Le football pour déficients visuels est une discipline encore peu connue. Rencontre avec le Toulouse Football Cécifoot, l’autre TFC.

cecifoot.jpg

« Voy ». J’arrive, en espagnol. Un simple verbe, toutefois indispensable pour ces joueurs aveugles. Ce sont ces spécificités, parfois incompréhensibles au premier abord, qui permettent d’adapter les règles du football. Rendez vous au Stadium, sur les terrains voisins du Toulouse Football Club, où s’entraine l’équipe du Cécifoot. Ce soir là, deux joueurs sont absents. Les huit autres se retrouvent près des cages, avec leur coach, prêts à démarrer l’entrainement.

Une question de (re)connaissance

Le handisport vise à adapter (avec succès) les règles des sports aux handicaps de chacun. Le Cécifoot, lui, s’intéresse aux déficients visuels. Dans un sport où l’on pense, trop souvent à tort, que la vue est indispensable. L’ouïe remplace le regard : c’est sur le son que les règles spécifiques de ce sport vont s’appliquer. Les grelots, insérés dans le ballon, entrent en scène.

David Labarre porte le brassard de l’équipe toulousaine. International, il joue en Equipe de France aux côtés d’Arnaud Ayax, autre toulousain du groupe. Comme le reste des joueurs, il a assisté à la signature du partenariat entre le TFC et son équipe. « C’est très bon pour le développement et l’image du Cécifoot », explique t-il. Sans oublier que pour un joueur, il y a la « fierté » de manier le ballon pour un club professionnel. « Lorsque j’ai commencé, il y a 10 ans, le Cécifoot n’était vraiment pas connu. J’ai vu l’évolution. Il reste encore des progrès à faire, mais on y arrive ».

Mode d’emploi

A l’entrainement, on « développe des automatismes », dit-on sur le terrain. Parmi les joueurs, deux évoluent au poste de gardien, et sont voyants. Les autres s’organisent selon leur nombre. Habituellement, un match se joue à cinq, en position Y – deux attaquants, un milieu, un défenseur et un gardien. Ce soir, l’entraineur s’adapte : ce sera donc un trois contre trois, avec goal unique alterné. Le deuxième gardien enfilera donc la tunique du « guide », poste indispensable à l’évolution du jeu.

La fonction de guide, qui est un poste à part entière, est majeure : grâce à ses indications (« axe ! », « re-axe ! », « déclenche ! »), les joueurs peuvent se repérer sur le terrain, et anticiper les autres. Si la taille du terrain est plus petite qu’au football voyant (et se rapproche donc plus du handball), la question du placement reste majeure. D’où le « voy », qui sert à signaler sa présence. Enoncé en permanence par les joueurs, il semble agir comme un véritable marqueur de confiance : savoir où sont les autres, c’est ne pas avoir peur du contact.

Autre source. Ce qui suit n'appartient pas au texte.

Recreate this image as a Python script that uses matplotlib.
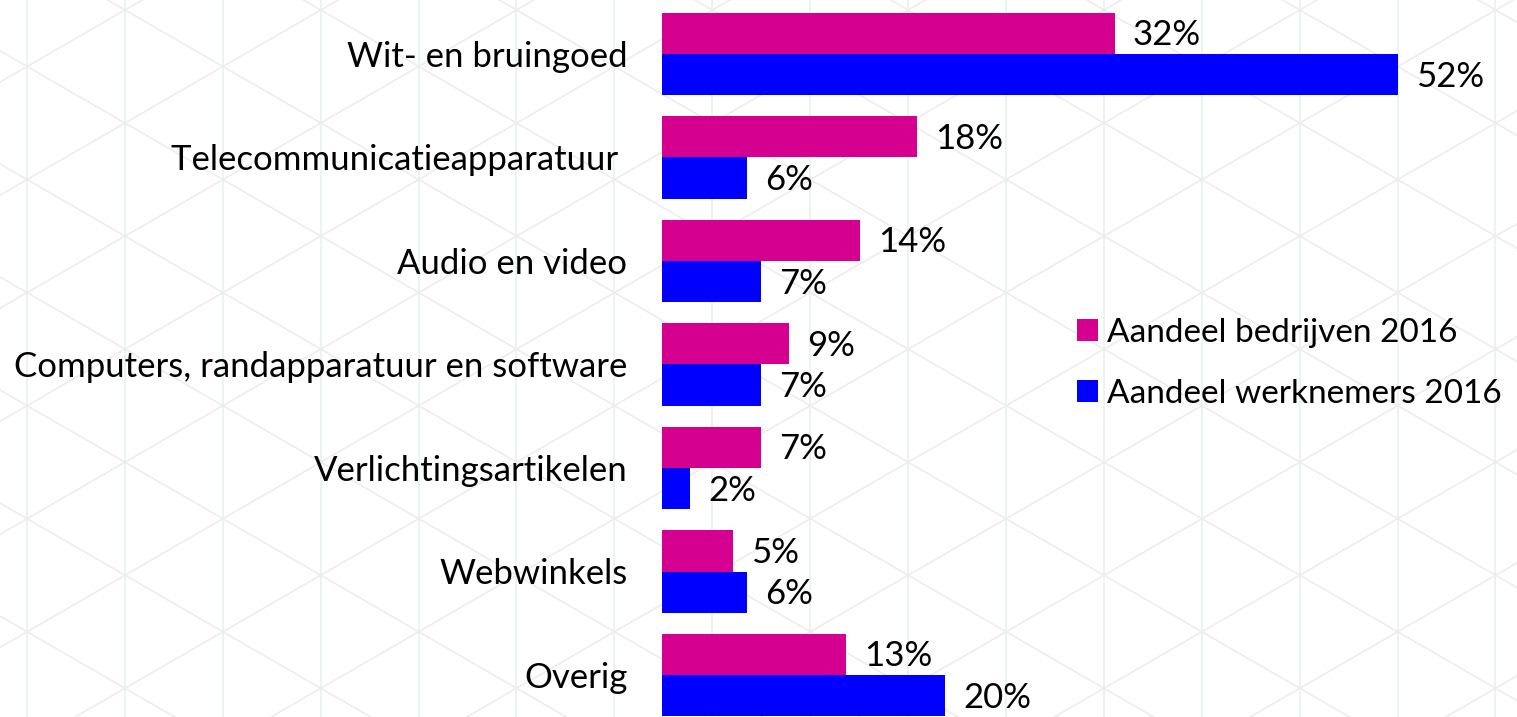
import matplotlib
matplotlib.use("Agg")
import matplotlib.pyplot as plt
import numpy as np

categories = ["Wit- en bruingoed", "Telecommunicatieapparatuur ", "Audio en video",
              "Computers, randapparatuur en software", "Verlichtingsartikelen",
              "Webwinkels", "Overig"]
bedrijven = [32, 18, 14, 9, 7, 5, 13]
werknemers = [52, 6, 7, 7, 2, 6, 20]
series_labels = ["Aandeel bedrijven 2016", "Aandeel werknemers 2016"]
colors = ["#D5008F", "#0000FF"]

W, H = 1517, 717
plt.rcParams['font.family'] = ['Lato', 'DejaVu Sans']
fig = plt.figure(figsize=(W / 100, H / 100), dpi=100)
fig.patch.set_facecolor("white")

# background lattice
bg = fig.add_axes([0, 0, 1, 1], zorder=0)
bg.set_xlim(0, W)
bg.set_ylim(H, 0)
bg.axis("off")
dx = 97.9
s = np.tan(np.radians(30))
for k in range(-1, 17):
    x = 27 + dx * k
    bg.plot([x, x], [0, H], color="#e9f1f1", lw=1.2)
xs = np.array([0, W])
for k in range(-20, 25):
    y0 = 10 + 2 * dx * s * k
    bg.plot(xs, y0 + s * (xs - 125), color="#ededed", lw=1.2)
    bg.plot(xs, y0 - s * (xs - 125), color="#ededed", lw=1.2)

# main axes
x0 = 662
ppu = (1398 - 662) / 52.0
ax = fig.add_axes([x0 / W, 0, 1 - x0 / W, 1], zorder=1)
ax.patch.set_alpha(0)
ax.set_xlim(0, (W - x0) / ppu)
pitch = (675 - 54) / 6.0
ax.set_ylim((H - 54) / pitch, -54 / pitch)

y = np.arange(len(categories))
h = 0.4
b1 = ax.barh(y - h / 2, bedrijven, height=h, color=colors[0], label=series_labels[0])
b2 = ax.barh(y + h / 2, werknemers, height=h, color=colors[1], label=series_labels[1])

fs = 25
off = 18 / ppu
dy = 2 / pitch
for yi, v in zip(y, bedrijven):
    ax.text(v + off, yi - h / 2 + dy, f"{v}%", va="center", ha="left", fontsize=fs, color="black")
for yi, v in zip(y, werknemers):
    ax.text(v + off, yi + h / 2 + dy, f"{v}%", va="center", ha="left", fontsize=fs, color="black")

ax.set_yticks(y)
ax.set_yticklabels(categories, fontsize=fs)
ax.tick_params(axis="y", length=0, pad=25)
ax.set_xticks([])
for sp in ax.spines.values():
    sp.set_visible(False)

leg = fig.legend(handles=[b1, b2], labels=series_labels, loc="upper left",
                 bbox_to_anchor=(1077 / W, 1 - 318 / H), frameon=False,
                 fontsize=24, handlelength=0.63, handleheight=0.63,
                 handletextpad=0.28, labelspacing=0.93, borderaxespad=0,
                 borderpad=0)

fig.savefig("out.png", dpi=100, facecolor="white")
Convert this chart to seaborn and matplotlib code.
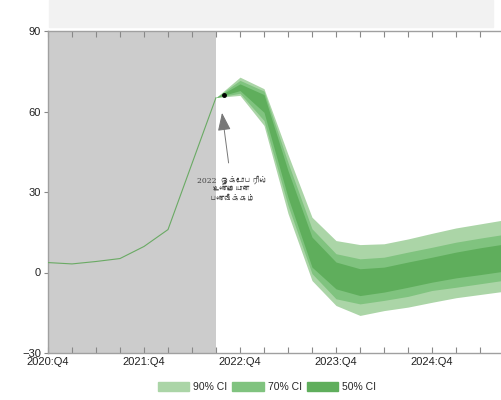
import numpy as np
import pandas as pd
import matplotlib
matplotlib.use("Agg")
import matplotlib.pyplot as plt
from matplotlib import font_manager
from matplotlib.patches import Patch, Rectangle
import seaborn as sns

# quarters from 2020:Q4 onward (index 0 = 2020:Q4)
tick_labels = ["2020:Q4", "2021:Q4", "2022:Q4", "2023:Q4", "2024:Q4"]
tick_pos = [0, 4, 8, 12, 16]

# actual inflation, 2020:Q4 .. 2022:Q3
hist_q = [0, 1, 2, 3, 4, 5, 6, 7]
hist_vals = [3.7, 3.2, 4.1, 5.2, 9.7, 16.0, 40.6, 65.2]

# projection fan, 2022:Q3 .. 2025:Q3
fan_q = [7, 8, 9, 10, 11, 12, 13, 14, 15, 16, 17, 18, 19]
ci90_hi = [65.2, 72.8, 68.5, 44.0, 20.6, 11.9, 10.4, 10.7, 12.5, 14.6, 16.6, 18.1, 19.6]
ci70_hi = [65.2, 71.6, 67.6, 41.0, 16.3, 7.0, 5.1, 5.7, 7.6, 9.4, 11.3, 12.8, 14.2]
ci50_hi = [65.2, 70.3, 66.3, 38.0, 13.2, 3.9, 1.4, 2.0, 3.9, 5.7, 7.6, 9.2, 10.6]
ci50_lo = [65.2, 67.8, 59.7, 28.0, 2.0, -6.1, -8.6, -7.3, -5.5, -3.6, -2.0, -0.8, 0.5]
ci70_lo = [65.2, 66.8, 56.6, 25.0, -0.4, -9.8, -11.7, -10.4, -8.9, -6.7, -5.5, -4.2, -2.9]
ci90_lo = [65.2, 66.0, 54.8, 22.0, -3.0, -12.3, -16.0, -14.2, -12.9, -11.1, -9.4, -8.2, -7.0]

# October 2022 actual outturn
oct_q = 7.33
oct_val = 66.3

c90, c70, c50 = "#abd5a7", "#80c37f", "#5fae5c"
line_c = "#6aaa64"


def tamil_family():
    # look for an installed font that has Tamil letters
    try:
        from fontTools.ttLib import TTFont
    except Exception:
        return None
    for f in font_manager.fontManager.ttflist:
        try:
            cmap = TTFont(f.fname, fontNumber=0, lazy=True).getBestCmap()
            if cmap and 0x0B95 in cmap:
                return f.name
        except Exception:
            continue
    return None


sns.set_style("ticks")
plt.rcParams["font.family"] = ["Liberation Sans", "DejaVu Sans"]

fig = plt.figure(figsize=(5.01, 4.00), dpi=100)
fig.patches.append(Rectangle((49 / 501, 1 - 27 / 400), 444 / 501, 27 / 400,
                             transform=fig.transFigure, color="#f2f2f2", zorder=0))
ax = fig.add_axes([48 / 501, 47 / 400, 480 / 501, 322 / 400])

ax.axvspan(0, 7, color="#cccccc", zorder=0, lw=0)

ax.fill_between(fan_q, ci90_lo, ci90_hi, color=c90, lw=0, zorder=2)
ax.fill_between(fan_q, ci70_lo, ci70_hi, color=c70, lw=0, zorder=3)
ax.fill_between(fan_q, ci50_lo, ci50_hi, color=c50, lw=0, zorder=4)

hist = pd.DataFrame({"q": hist_q, "v": hist_vals})
sns.lineplot(data=hist, x="q", y="v", ax=ax, color=line_c, lw=0.8, zorder=5)

ax.plot([oct_q], [oct_val], "o", color="black", ms=2.5, zorder=6)

tf = tamil_family()
fam = ["DejaVu Serif", tf] if tf else ["DejaVu Serif"]
ax.annotate("2022  ஒக்டோபரில்\nஉண்மையான\nபணவீக்கம்",
            xy=(7.25, 59.5), xytext=(7.67, 31.0),
            ha="center", va="center", fontsize=5.5, color="#444444",
            family=fam, linespacing=1.2,
            arrowprops=dict(arrowstyle="-|>,head_length=1.1,head_width=0.4",
                            mutation_scale=10, color="#777777", lw=0.7,
                            shrinkA=7, shrinkB=0),
            zorder=7)

ax.set_xlim(0, 20)
ax.set_ylim(-30, 90)
ax.set_xticks(range(0, 21))
ax.set_xticklabels([tick_labels[tick_pos.index(i)] if i in tick_pos else "" for i in range(0, 21)])
ax.set_yticks([-30, 0, 30, 60, 90])
ax.set_xlabel("")
ax.set_ylabel("")

ax.tick_params(axis="x", direction="in", top=True, bottom=True, length=4,
               color="#888888", labelsize=8, pad=3, labelcolor="#222222")
ax.tick_params(axis="y", direction="out", left=True, right=False, length=3,
               color="#888888", labelsize=8, pad=2, labelcolor="#222222")
for s in ax.spines.values():
    s.set_color("#a0a0a0")
    s.set_linewidth(1.0)

handles = [Patch(color=c90, label="90% CI"), Patch(color=c70, label="70% CI"),
           Patch(color=c50, label="50% CI")]
fig.legend(handles=handles, loc="center", bbox_to_anchor=(267 / 501, 1 - 387 / 400),
           ncol=3, frameon=False, fontsize=7.5, handlelength=3.0, handleheight=0.9,
           handletextpad=0.4, columnspacing=0.5)

fig.savefig("out.png", dpi=100)
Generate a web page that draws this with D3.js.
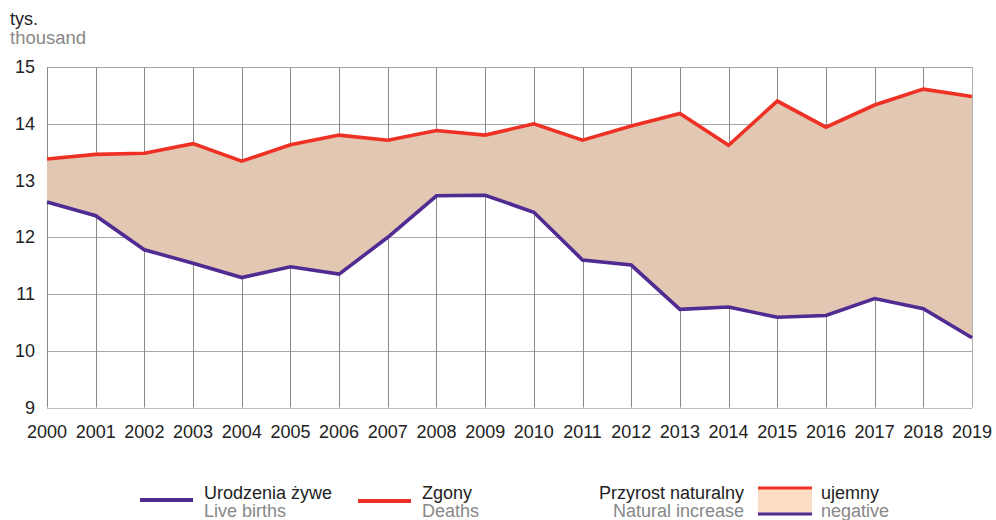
<!DOCTYPE html>
<html>
<head>
<meta charset="utf-8">
<script src="https://cdn.jsdelivr.net/npm/d3@7"></script>
<style>
  html, body { margin: 0; padding: 0; background: #fff; }
  svg { display: block; font-family: "Liberation Sans", Arial, sans-serif; }
</style>
</head>
<body>
<svg id="chart" width="996" height="520"></svg>
<script>
// Years on the x axis
const years = [2000, 2001, 2002, 2003, 2004, 2005, 2006, 2007, 2008, 2009,
               2010, 2011, 2012, 2013, 2014, 2015, 2016, 2017, 2018, 2019];
// Live births, thousands
const births = [12.62, 12.38, 11.78, 11.54, 11.29, 11.48, 11.35, 12.00, 12.73, 12.74,
                12.44, 11.60, 11.51, 10.73, 10.77, 10.59, 10.62, 10.92, 10.74, 10.23];
// Deaths, thousands
const deaths = [13.38, 13.46, 13.48, 13.65, 13.34, 13.63, 13.80, 13.71, 13.88, 13.80,
                14.00, 13.71, 13.96, 14.18, 13.62, 14.40, 13.94, 14.33, 14.61, 14.48];
// Y axis ticks
const yTicks = [9, 10, 11, 12, 13, 14, 15];

const svg = d3.select("#chart");
const plotL = 47, plotR = 972, plotT = 67, plotB = 407.5;

const x = d3.scaleLinear().domain([2000, 2019]).range([plotL, plotR]);
const y = d3.scaleLinear().domain([9, 15]).range([plotB, plotT]);

const purple = "#4f2b92", red = "#ee3124", fillCol = "#e2c7b2";

// Horizontal gridlines
svg.append("g").selectAll("line").data(yTicks).join("line")
  .attr("x1", plotL).attr("x2", plotR)
  .attr("y1", d => Math.round(y(d)) + 0.5).attr("y2", d => Math.round(y(d)) + 0.5)
  .attr("stroke", d => d === 9 ? "#bdbdbd" : "#a9a9a9").attr("stroke-width", 1);

// Vertical gridlines
svg.append("g").selectAll("line").data(years).join("line")
  .attr("x1", d => Math.round(x(d)) + 0.5).attr("x2", d => Math.round(x(d)) + 0.5)
  .attr("y1", plotT).attr("y2", plotB)
  .attr("stroke", d => d === 2019 ? "#b0b0b0" : "#8a8a8a").attr("stroke-width", 1);

// Shaded band between deaths and births (negative natural increase)
const area = d3.area()
  .x((d, i) => x(years[i]))
  .y0((d, i) => y(births[i]))
  .y1((d, i) => y(deaths[i]));
svg.append("path").datum(births).attr("d", area).attr("fill", fillCol);

const line = arr => d3.line().x((d, i) => x(years[i])).y(d => y(d))(arr);

svg.append("path").attr("d", line(deaths))
  .attr("fill", "none").attr("stroke", red).attr("stroke-width", 3.6)
  .attr("stroke-linejoin", "miter");
svg.append("path").attr("d", line(births))
  .attr("fill", "none").attr("stroke", purple).attr("stroke-width", 3.6)
  .attr("stroke-linejoin", "miter");

// Y tick labels
svg.append("g").selectAll("text").data(yTicks).join("text")
  .attr("x", 35).attr("y", d => y(d) + 6)
  .attr("text-anchor", "end").attr("font-size", 18).attr("fill", "#222")
  .text(d => d);

// X tick labels
svg.append("g").selectAll("text").data(years).join("text")
  .attr("x", d => x(d)).attr("y", 438)
  .attr("text-anchor", "middle").attr("font-size", 18).attr("fill", "#222")
  .text(d => d);

// Unit label
svg.append("text").attr("x", 10).attr("y", 25).attr("font-size", 18).attr("fill", "#222").text("tys.");
svg.append("text").attr("x", 10).attr("y", 44).attr("font-size", 18.5).attr("fill", "#888").text("thousand");

// Legend
const lg = svg.append("g").attr("font-size", 18);
lg.append("line").attr("x1", 140).attr("x2", 193).attr("y1", 500).attr("y2", 500)
  .attr("stroke", purple).attr("stroke-width", 4);
lg.append("text").attr("x", 204).attr("y", 499).attr("fill", "#222").text("Urodzenia żywe");
lg.append("text").attr("x", 204).attr("y", 517).attr("fill", "#888").text("Live births");

lg.append("line").attr("x1", 358).attr("x2", 411).attr("y1", 501).attr("y2", 501)
  .attr("stroke", red).attr("stroke-width", 4);
lg.append("text").attr("x", 422).attr("y", 499).attr("fill", "#222").text("Zgony");
lg.append("text").attr("x", 422).attr("y", 517).attr("fill", "#888").text("Deaths");

lg.append("text").attr("x", 744).attr("y", 499).attr("text-anchor", "end").attr("fill", "#222").text("Przyrost naturalny");
lg.append("text").attr("x", 744).attr("y", 517).attr("text-anchor", "end").attr("fill", "#888").text("Natural increase");

lg.append("rect").attr("x", 758).attr("y", 487).attr("width", 54).attr("height", 27).attr("fill", "#fddcc4");
lg.append("line").attr("x1", 758).attr("x2", 812).attr("y1", 488).attr("y2", 488)
  .attr("stroke", red).attr("stroke-width", 3);
lg.append("line").attr("x1", 758).attr("x2", 812).attr("y1", 514).attr("y2", 514)
  .attr("stroke", purple).attr("stroke-width", 3);
lg.append("text").attr("x", 821).attr("y", 499).attr("fill", "#222").text("ujemny");
lg.append("text").attr("x", 821).attr("y", 517).attr("fill", "#888").text("negative");
</script>
</body>
</html>
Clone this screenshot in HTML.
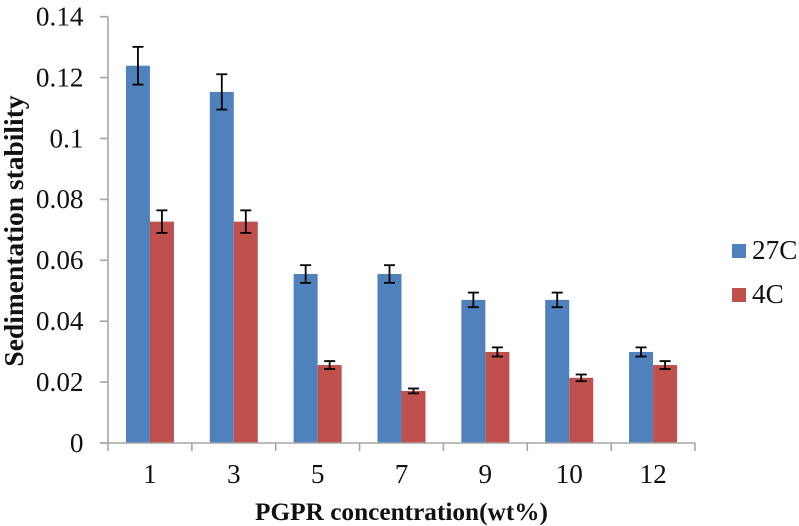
<!DOCTYPE html>
<html>
<head>
<meta charset="utf-8">
<style>
html,body{margin:0;padding:0;background:#fff;width:799px;height:526px;overflow:hidden}
svg{display:block;filter:blur(0.35px)}
text{font-family:"Liberation Serif",serif;fill:#111}
</style>
</head>
<body>
<svg id="chart" width="799" height="526" viewBox="0 0 799 526" xmlns="http://www.w3.org/2000/svg"></svg>
<script>
const categories = ['1', '3', '5', '7', '9', '10', '12'];
const seriesNames = ['27C', '4C'];
const values27C = [0.1239, 0.1153, 0.0555, 0.0555, 0.047, 0.047, 0.0299];
const values4C = [0.0727, 0.0727, 0.0256, 0.0171, 0.0299, 0.0214, 0.0256];
const errors27C = [0.0062, 0.0058, 0.0029, 0.0029, 0.0024, 0.0024, 0.0015];
const errors4C = [0.0037, 0.0037, 0.0013, 0.0008, 0.0015, 0.0011, 0.0013];
const yTicks = [0, 0.02, 0.04, 0.06, 0.08, 0.1, 0.12, 0.14];

const svg = document.getElementById('chart');
const NS = 'http://www.w3.org/2000/svg';
const left = 108, right = 695, top_ = 16.7, bottom = 443, yMax = 0.14;
const colors = ['#4f81bd', '#c0504d'];
const yScale = v => bottom - (v / yMax) * (bottom - top_);
const band = (right - left) / categories.length;
const xScale = i => left + band * i;
const barW = 24;

function make(tag, attrs, parent) {
  const el = document.createElementNS(NS, tag);
  for (const k in attrs) el.setAttribute(k, attrs[k]);
  (parent || svg).appendChild(el);
  return el;
}
function line(x1, y1, x2, y2, stroke, w, parent) {
  return make('line', {x1, y1, x2, y2, stroke, 'stroke-width': w}, parent);
}

[values27C, values4C].forEach((vals, s) => {
  vals.forEach((v, i) => {
    const x = xScale(i) + band / 2 - barW + s * barW;
    const bar = make('rect', {x, y: yScale(v), width: barW, height: bottom - yScale(v), fill: colors[s]});
    
    
  });
});

[values27C, values4C].forEach((vals, s) => {
  const errs = s === 0 ? errors27C : errors4C;
  vals.forEach((v, i) => {
    const cx = xScale(i) + band / 2 - barW / 2 + s * barW;
    const g = make('g', {});
    
    
    const hi = yScale(v + errs[i]), lo = yScale(v - errs[i]);
    line(cx, hi, cx, lo, '#000', 1.8, g);
    line(cx - 5.5, hi, cx + 5.5, hi, '#000', 1.8, g);
    line(cx - 5.5, lo, cx + 5.5, lo, '#000', 1.8, g);
  });
});

const yAxis = line(left, top_, left, bottom + 8, '#a6a6a6', 1.6);


const xAxis = line(left - 8, bottom, right, bottom, '#a6a6a6', 1.6);



yTicks.forEach(t => {
  const y = yScale(t);
  const tick = line(left - 8, y, left, y, '#a6a6a6', 1.6);
  
  
  const label = make('text', {x: 83.5, y: y + 8.8, 'text-anchor': 'end', 'font-size': 27.2});
  label.textContent = String(t);
  
  
});

categories.forEach((c, i) => {
  const tick = line(xScale(i + 1), bottom, xScale(i + 1), bottom + 8, '#a6a6a6', 1.6);
  
  
  const label = make('text', {x: xScale(i) + band / 2, y: 483, 'text-anchor': 'middle', 'font-size': 27.2});
  label.textContent = c;
  
  
});

seriesNames.forEach((n, s) => {
  const y = 244 + s * 44;
  const swatch = make('rect', {x: 732, y, width: 14, height: 14, fill: colors[s]});
  
  
  const label = make('text', {x: 752, y: y + 15, 'font-size': 27.2});
  label.textContent = n;
  
  
});

const xTitle = make('text', {x: 401.5, y: 520, 'text-anchor': 'middle', 'font-size': 25.3, 'font-weight': 'bold'});
xTitle.textContent = 'PGPR concentration(wt%)';



const yTitle = make('text', {x: 0, y: 0, 'text-anchor': 'middle', 'font-size': 27.5, 'font-weight': 'bold', transform: 'translate(23,231) rotate(-90)'});
yTitle.textContent = 'Sedimentation stability';


</script>
</body>
</html>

Vient ensuite la séance de tirs aux buts, exercice impressionnant pour les non adeptes du Cécifoot. Le ballon est remué à droite, à gauche, puis au centre, afin de dessiner l’emplacement des cages à partir du son des grelots. Les filets tremblent, même si plusieurs tirs finissent à côté.

Championnat droit devant

Comme son grand frère du «Téfécé», l’équipe arbore le violet sur son maillot. Couleurs qu’ils défendent en championnat, dans ce qu’on appelle le B1. Cette section, réservée aux non voyants, se différencie des B2 et B3 où évoluent les malvoyants. Le championnat a débuté fin décembre, à Paris, et se poursuivra sur quatre nouvelles journées – trois de championnats, et une de Coupe de France. « Les autres clubs ont du mal à trouver des joueurs, nous c’est plutôt l’inverse », souligne David Labarre.

En 2006, Le Havre, actuellement club de ligue 2, fut le premier club à intégrer une équipe de « déficients visuels ». Bordeaux a suivi cette voie début 2014, avant que Toulouse ne fasse de même. « En espérant que cela inspire d’autres clubs professionnels. » Aujourd’hui, les joueurs du Cécifoot toulousain ne sont pas tous professionnels, et certains ont des activités à l’extérieur. David Labarre et Arnaud Ayax, les internationaux, ont un entrainement particulier, en plus des deux séances par semaine des violets.

L’agenda est bien chargé. D’ici juin, l’équipe a rendez-vous avec le championnat. Les internationaux rejoindront quant à eux Nantes, en avril, pour un stage de préparation en vue de l’Euro de Cécifoot en août. Quant à l’Euro 2016, organisé en France, il permettra également d’améliorer l’image du Cécifoot et d’augmenter sa renommée. Dans ce domaine, depuis quelques mois, cet autre TFC y participe fortement. But réussi.